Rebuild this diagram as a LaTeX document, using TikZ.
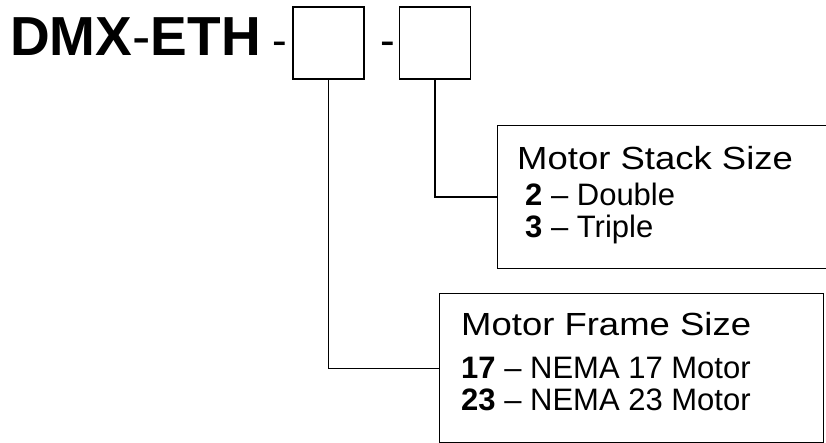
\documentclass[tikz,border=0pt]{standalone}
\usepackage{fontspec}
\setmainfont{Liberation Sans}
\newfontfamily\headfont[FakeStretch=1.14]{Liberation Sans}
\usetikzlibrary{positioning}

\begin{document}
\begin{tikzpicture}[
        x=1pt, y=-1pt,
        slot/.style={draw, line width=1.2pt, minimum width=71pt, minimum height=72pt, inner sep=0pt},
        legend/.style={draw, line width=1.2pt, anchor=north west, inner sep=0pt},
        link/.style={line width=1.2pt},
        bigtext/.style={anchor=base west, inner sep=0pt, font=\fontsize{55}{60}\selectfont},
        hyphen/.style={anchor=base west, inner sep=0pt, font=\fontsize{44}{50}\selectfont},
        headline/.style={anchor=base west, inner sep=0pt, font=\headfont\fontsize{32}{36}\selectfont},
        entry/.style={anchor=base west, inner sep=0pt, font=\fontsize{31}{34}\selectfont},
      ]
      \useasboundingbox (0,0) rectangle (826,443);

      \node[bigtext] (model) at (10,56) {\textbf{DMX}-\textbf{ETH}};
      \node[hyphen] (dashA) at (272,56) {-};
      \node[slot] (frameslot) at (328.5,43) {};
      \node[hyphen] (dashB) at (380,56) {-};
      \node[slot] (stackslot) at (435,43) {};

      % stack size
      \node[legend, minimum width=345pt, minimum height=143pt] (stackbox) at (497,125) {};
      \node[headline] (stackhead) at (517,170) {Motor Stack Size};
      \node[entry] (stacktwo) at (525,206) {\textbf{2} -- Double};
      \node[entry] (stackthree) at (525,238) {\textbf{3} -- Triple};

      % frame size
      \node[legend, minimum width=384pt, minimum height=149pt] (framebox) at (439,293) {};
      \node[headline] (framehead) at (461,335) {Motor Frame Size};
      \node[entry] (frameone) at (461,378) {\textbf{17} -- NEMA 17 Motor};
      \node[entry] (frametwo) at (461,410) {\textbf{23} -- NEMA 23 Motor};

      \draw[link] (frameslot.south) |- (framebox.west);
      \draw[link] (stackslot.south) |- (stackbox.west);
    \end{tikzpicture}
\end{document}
-------------------------
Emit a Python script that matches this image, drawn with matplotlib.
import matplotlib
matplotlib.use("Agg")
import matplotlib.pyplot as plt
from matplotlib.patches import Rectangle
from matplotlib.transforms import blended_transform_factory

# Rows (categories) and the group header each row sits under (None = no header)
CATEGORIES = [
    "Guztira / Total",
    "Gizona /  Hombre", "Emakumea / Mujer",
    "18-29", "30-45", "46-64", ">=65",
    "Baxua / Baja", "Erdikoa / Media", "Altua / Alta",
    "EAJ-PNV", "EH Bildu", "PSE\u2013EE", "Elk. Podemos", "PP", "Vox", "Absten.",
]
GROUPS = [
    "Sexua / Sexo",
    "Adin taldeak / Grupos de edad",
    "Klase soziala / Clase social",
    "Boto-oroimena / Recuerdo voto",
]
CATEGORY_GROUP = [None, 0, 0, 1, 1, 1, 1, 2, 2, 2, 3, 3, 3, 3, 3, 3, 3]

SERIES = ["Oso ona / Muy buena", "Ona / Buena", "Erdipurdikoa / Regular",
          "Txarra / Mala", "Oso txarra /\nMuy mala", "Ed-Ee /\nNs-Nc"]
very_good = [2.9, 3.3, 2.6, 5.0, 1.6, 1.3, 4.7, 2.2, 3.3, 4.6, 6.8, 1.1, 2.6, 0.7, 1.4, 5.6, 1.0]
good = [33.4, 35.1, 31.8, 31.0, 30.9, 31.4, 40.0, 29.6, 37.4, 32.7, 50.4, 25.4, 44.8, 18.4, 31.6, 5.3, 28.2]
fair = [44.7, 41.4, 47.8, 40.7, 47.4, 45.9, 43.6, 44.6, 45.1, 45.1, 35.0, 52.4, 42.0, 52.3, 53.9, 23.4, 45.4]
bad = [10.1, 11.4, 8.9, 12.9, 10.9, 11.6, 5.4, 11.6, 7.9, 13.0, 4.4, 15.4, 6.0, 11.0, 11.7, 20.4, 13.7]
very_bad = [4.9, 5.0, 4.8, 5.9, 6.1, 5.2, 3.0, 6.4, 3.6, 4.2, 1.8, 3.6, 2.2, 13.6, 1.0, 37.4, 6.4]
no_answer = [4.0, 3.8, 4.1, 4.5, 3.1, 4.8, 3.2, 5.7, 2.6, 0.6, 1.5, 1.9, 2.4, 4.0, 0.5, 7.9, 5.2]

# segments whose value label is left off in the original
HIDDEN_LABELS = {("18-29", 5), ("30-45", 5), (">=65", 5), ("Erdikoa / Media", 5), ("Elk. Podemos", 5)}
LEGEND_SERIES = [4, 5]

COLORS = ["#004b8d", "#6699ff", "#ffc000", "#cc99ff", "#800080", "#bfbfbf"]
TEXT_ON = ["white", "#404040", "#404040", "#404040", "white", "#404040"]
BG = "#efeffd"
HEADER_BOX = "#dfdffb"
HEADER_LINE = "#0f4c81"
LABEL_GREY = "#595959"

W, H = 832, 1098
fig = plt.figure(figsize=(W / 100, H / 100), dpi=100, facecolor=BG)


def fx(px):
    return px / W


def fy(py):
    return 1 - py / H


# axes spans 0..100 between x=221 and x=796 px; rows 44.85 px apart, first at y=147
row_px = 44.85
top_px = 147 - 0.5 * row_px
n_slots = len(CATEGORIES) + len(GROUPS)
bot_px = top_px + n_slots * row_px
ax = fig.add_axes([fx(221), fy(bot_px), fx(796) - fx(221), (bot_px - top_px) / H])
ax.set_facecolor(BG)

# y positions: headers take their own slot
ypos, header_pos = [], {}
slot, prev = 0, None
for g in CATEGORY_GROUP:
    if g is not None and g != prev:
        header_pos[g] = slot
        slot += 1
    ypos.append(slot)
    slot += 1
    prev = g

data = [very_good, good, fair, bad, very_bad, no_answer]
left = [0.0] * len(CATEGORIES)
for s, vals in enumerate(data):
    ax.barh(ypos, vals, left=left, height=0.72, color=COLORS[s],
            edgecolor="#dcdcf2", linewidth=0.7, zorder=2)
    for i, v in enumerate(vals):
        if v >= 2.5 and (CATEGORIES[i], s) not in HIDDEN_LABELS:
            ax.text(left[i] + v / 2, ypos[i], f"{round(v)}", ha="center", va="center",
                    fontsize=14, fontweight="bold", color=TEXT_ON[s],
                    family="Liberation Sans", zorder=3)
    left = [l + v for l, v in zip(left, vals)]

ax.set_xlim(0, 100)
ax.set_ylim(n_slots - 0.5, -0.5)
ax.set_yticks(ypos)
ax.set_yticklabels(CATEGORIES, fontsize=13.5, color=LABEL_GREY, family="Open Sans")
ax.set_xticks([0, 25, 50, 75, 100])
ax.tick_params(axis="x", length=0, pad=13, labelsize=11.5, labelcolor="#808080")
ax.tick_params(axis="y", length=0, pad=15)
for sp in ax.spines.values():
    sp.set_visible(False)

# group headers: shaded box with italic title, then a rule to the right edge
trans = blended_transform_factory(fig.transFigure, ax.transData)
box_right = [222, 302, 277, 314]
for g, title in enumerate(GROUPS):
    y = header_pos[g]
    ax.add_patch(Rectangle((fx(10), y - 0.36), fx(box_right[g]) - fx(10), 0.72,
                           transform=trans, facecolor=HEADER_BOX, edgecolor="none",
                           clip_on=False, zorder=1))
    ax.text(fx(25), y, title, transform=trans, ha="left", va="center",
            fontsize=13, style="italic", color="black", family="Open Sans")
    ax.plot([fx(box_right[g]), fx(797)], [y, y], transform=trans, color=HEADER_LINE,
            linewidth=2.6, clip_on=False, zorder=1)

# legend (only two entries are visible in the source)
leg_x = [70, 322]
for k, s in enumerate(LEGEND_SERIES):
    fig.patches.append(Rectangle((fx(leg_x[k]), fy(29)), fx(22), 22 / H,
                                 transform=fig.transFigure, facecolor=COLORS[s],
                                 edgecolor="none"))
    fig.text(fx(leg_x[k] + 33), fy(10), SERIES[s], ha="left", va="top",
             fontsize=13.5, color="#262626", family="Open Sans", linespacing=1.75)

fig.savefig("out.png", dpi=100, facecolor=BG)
-------------------------
> _Task statement_
Within the material above, extract exactly the lines that start at the line containing "Emit a Python" and stop after the line containing "3, 3, 3, 3, 3]", and only those.

> _Correct answer_
Emit a Python script that matches this image, drawn with matplotlib.
import matplotlib
matplotlib.use("Agg")
import matplotlib.pyplot as plt
from matplotlib.patches import Rectangle
from matplotlib.transforms import blended_transform_factory

# Rows (categories) and the group header each row sits under (None = no header)
CATEGORIES = [
    "Guztira / Total",
    "Gizona /  Hombre", "Emakumea / Mujer",
    "18-29", "30-45", "46-64", ">=65",
    "Baxua / Baja", "Erdikoa / Media", "Altua / Alta",
    "EAJ-PNV", "EH Bildu", "PSE\u2013EE", "Elk. Podemos", "PP", "Vox", "Absten.",
]
GROUPS = [
    "Sexua / Sexo",
    "Adin taldeak / Grupos de edad",
    "Klase soziala / Clase social",
    "Boto-oroimena / Recuerdo voto",
]
CATEGORY_GROUP = [None, 0, 0, 1, 1, 1, 1, 2, 2, 2, 3, 3, 3, 3, 3, 3, 3]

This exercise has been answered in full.